House Science Ranking Member Introduces ARPA-E Bill
On Sept. 6, Rep. Eddie Bernice Johnson (D-TX), ranking member of the House Committee on Science, Space, and Technology, introduced the ARPA-E Reauthorization Act of 2017 (H.R.3681), legislation to reauthorize the Department of Energy’s Advanced Research Projects Agency-Energy (ARPA-E). ARPA-E has been targeted for elimination in the president’s budget. The research program funds high-potential, high-impact energy technologies. The bipartisan bill is cosponsored by Reps. Ryan Costello (R-PA), Mia Love (R-UT), Carlos Curbelo (R-FL), Don Beyer (D-VA), and Marcy Kaptur (D-OH).
Other Legislation Introduced
- Fair Access to Science and Technology Research Act of 2017 (H.R.3427 and S.1701). Introduced July 26 in the House by Rep. Michael Doyle (D-PA) and Aug. 2 in the Senate by Sen. John Cornyn (R-TX), this bill would provide for federal agencies to develop public access policies relating to research conducted by employees of that agency or from funds administered by that agency.
- Border Security and Accountability Act of 2017 (H.R.3474). Introduced July 27 by Rep. Raul Grijalva (D-AZ), this bill would provide for the establishment of an accountable and humane border security strategy for the international land borders of the United States and address cultural, economic, ecological, environmental and humanitarian impacts of border security infrastructure, measures, and activities along the international land borders of the United States.
- Sage-Grouse and Mule Deer Habitat Conservation and Restoration Act of 2017 (H.R.3543). Introduced July 28 by Rep. Chris Stewart (R-UT), this bill would require the Secretary of the Interior to develop a categorical exclusion for covered vegetative management activities carried out to establish or improve habitat for greater sage-grouse and mule deer.
- Recognizing the Environmental Gains in Overcoming Negligence (REGION) Act (H.R.3582). Introduced July 28 by Rep. Debbie Dingell (D-MI), this bill would prohibit the closure, consolidation, or elimination of offices of the Environmental Protection Agency.
- Endangered Species Transparency and Reasonableness Act (H.R.3608). Introduced July 28 by Rep. Tom McClintock (R-CA), this bill would amend the Endangered Species Act of 1973 to require publication on the Internet of the basis for determinations that species are endangered species or threatened species.
- Science Laureates of the United States Act of 2017 (S.1684). Introduced Aug. 1 by Sen. Mazie Hirono (D-HI), this bill would establish a position of Science Laureate of the United States.

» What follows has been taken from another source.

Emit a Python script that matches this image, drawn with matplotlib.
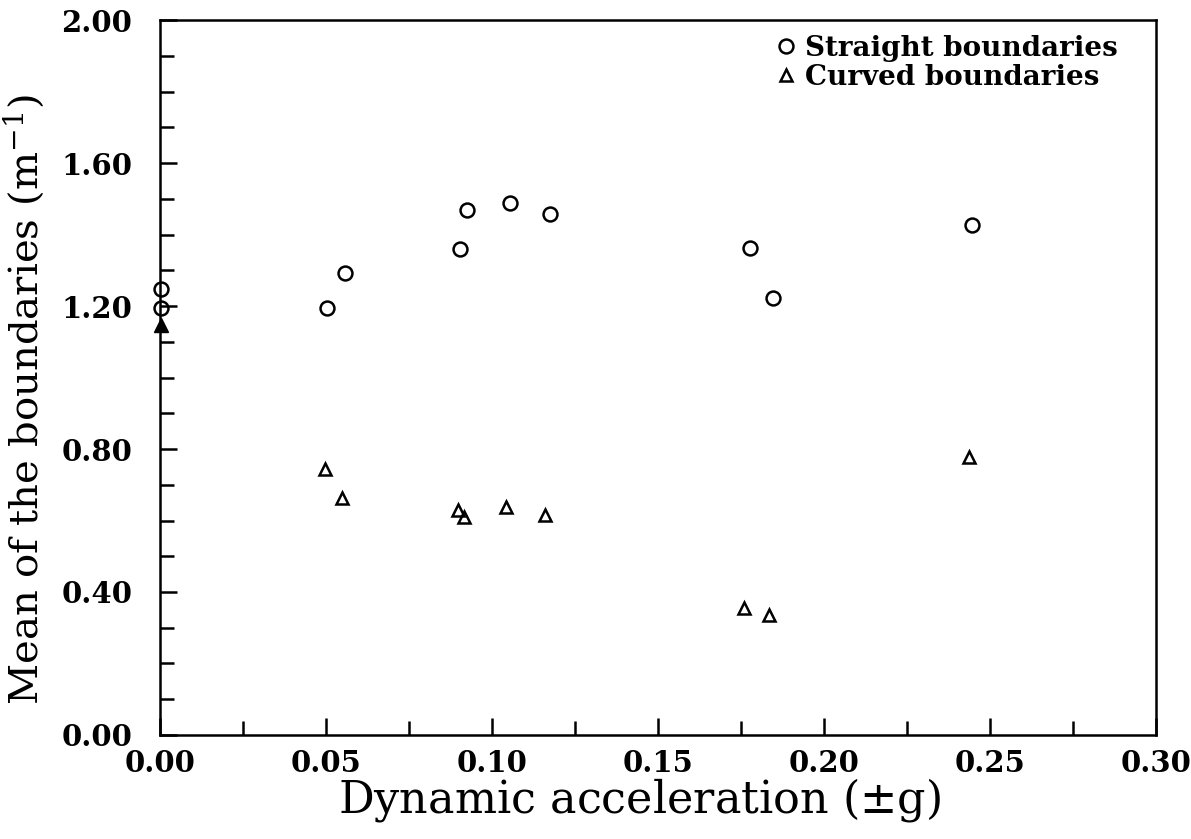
import numpy as np
import matplotlib
matplotlib.use('Agg')
import matplotlib.pyplot as plt
from matplotlib.ticker import MultipleLocator, FormatStrFormatter

# data
x_straight = [0.0003, 0.0003, 0.0503, 0.0557, 0.0904, 0.0925, 0.1054, 0.1175, 0.1777, 0.1846, 0.2446]
y_straight = [1.248, 1.194, 1.194, 1.292, 1.359, 1.469, 1.488, 1.457, 1.362, 1.222, 1.427]

x_curved = [0.0497, 0.0548, 0.0898, 0.0916, 0.1042, 0.116, 0.176, 0.1834, 0.2437]
y_curved = [0.744, 0.663, 0.629, 0.610, 0.638, 0.615, 0.355, 0.336, 0.778]

x_filled = [0.0003]
y_filled = [1.147]

plt.rcParams['font.family'] = ['DejaVu Serif']
plt.rcParams['mathtext.fontset'] = 'dejavuserif'

fig = plt.figure(figsize=(11.91, 8.39), dpi=100)
ax = fig.add_axes([0.1343, 0.124, 0.8363, 0.852])

ax.plot(x_straight, y_straight, 'o', mfc='none', mec='black', ms=10, mew=1.8,
        label='Straight boundaries', clip_on=False)
ax.plot(x_curved, y_curved, '^', mfc='none', mec='black', ms=9, mew=1.8,
        label='Curved boundaries', clip_on=False)
ax.plot(x_filled, y_filled, '^', color='black', ms=10, clip_on=False)

ax.set_xlim(0, 0.30)
ax.set_ylim(0, 2.00)
ax.xaxis.set_major_locator(MultipleLocator(0.05))
ax.xaxis.set_minor_locator(MultipleLocator(0.025))
ax.yaxis.set_major_locator(MultipleLocator(0.40))
ax.yaxis.set_minor_locator(MultipleLocator(0.10))
ax.xaxis.set_major_formatter(FormatStrFormatter('%.2f'))
ax.yaxis.set_major_formatter(FormatStrFormatter('%.2f'))

ax.tick_params(which='both', direction='in', width=1.8, top=False, right=False)
ax.tick_params(which='major', length=12)
ax.tick_params(which='minor', length=10)
ax.tick_params(axis='y', which='major', pad=20, labelsize=21)
ax.tick_params(axis='x', which='major', pad=10, labelsize=21)
for lab in ax.get_xticklabels() + ax.get_yticklabels():
    lab.set_fontweight('bold')
for sp in ax.spines.values():
    sp.set_linewidth(1.8)

ax.set_xlabel(r'Dynamic acceleration ($\pm$g)', fontsize=32)
ax.set_ylabel(r'Mean of the boundaries (m$^{-1}$)', fontsize=29)
ax.xaxis.set_label_coords(0.482, -0.057)
ax.yaxis.set_label_coords(-0.114, 0.469)

ax.legend(loc='upper right', frameon=False, handletextpad=0.2, handlelength=1.0,
          borderaxespad=0.5, borderpad=0.4, labelspacing=0.05,
          bbox_to_anchor=(0.987, 1.014),
          prop={'family': 'DejaVu Serif', 'weight': 'bold', 'size': 20})

plt.savefig('out.png', dpi=100)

- Emergency Fuel Reduction Act of 2017 (S.1752). Introduced Aug. 4 by Sen. Dean Heller (R-NV), this bill would amend the Healthy Forests Restoration Act of 2003 to expedite wildfire prevention projects to reduce the risk of wildfire on certain high-risk federal land.
- Rebuild America Now Act (S.1756). Introduced Aug. 4 by Sen. Dan Sullivan (R-AK), this bill would improve the processes by which environmental documents are prepared and permits and applications are processed and regulated by federal departments and agencies.
- Harmful Algal Blooms Solutions (HABS) Act of 2017 (H.R.3661). Introduced Aug. 18 by Rep. Brian Mast (R-FL), this bill would establish a program to award prizes for the development of innovative, environmentally safe solutions for reducing, mitigating, and controlling harmful algal blooms.
- Off Fossil Fuels for a Better Future Act (H.R.3671). Introduced Sept. 1 by Rep. Tulsi Gabbard (D-HI), this bill would justly transition away from fossil fuel sources of energy to 100 percent clean energy by 2035.
- EPA – National and Governmental Advisory Committee Meetings (Sept. 14-15)
- NSF Advisory Committee for Education and Human Resources Meeting (Sept. 29)
- NSF National Science Board Meeting (Nov. 8-9)
- EPA and Army Corps of Engineers – WOTUS Public Meetings
- Teleconference for Scientific Organizations and Academia (Nov. 7)
- Teleconference for the General Public (Nov. 21)
Opportunities for Public Comment and Nominations:
- Forest Service – Nominations for Forestry Research Advisory Council
The USDA Forest Service is seeking nominations for members of the Forestry Research Advisory Council (FRAC). The FRAC includes members from federal and state agencies, forest industry, academics, and voluntary organizations. Nominations must be received by Oct. 16.
- NASA – Nominations for Federal Advisory Committees
NASA is seeking nominations for its federal advisory committees, including the Earth Science Advisory Committee. Nominations are due by Sept. 30.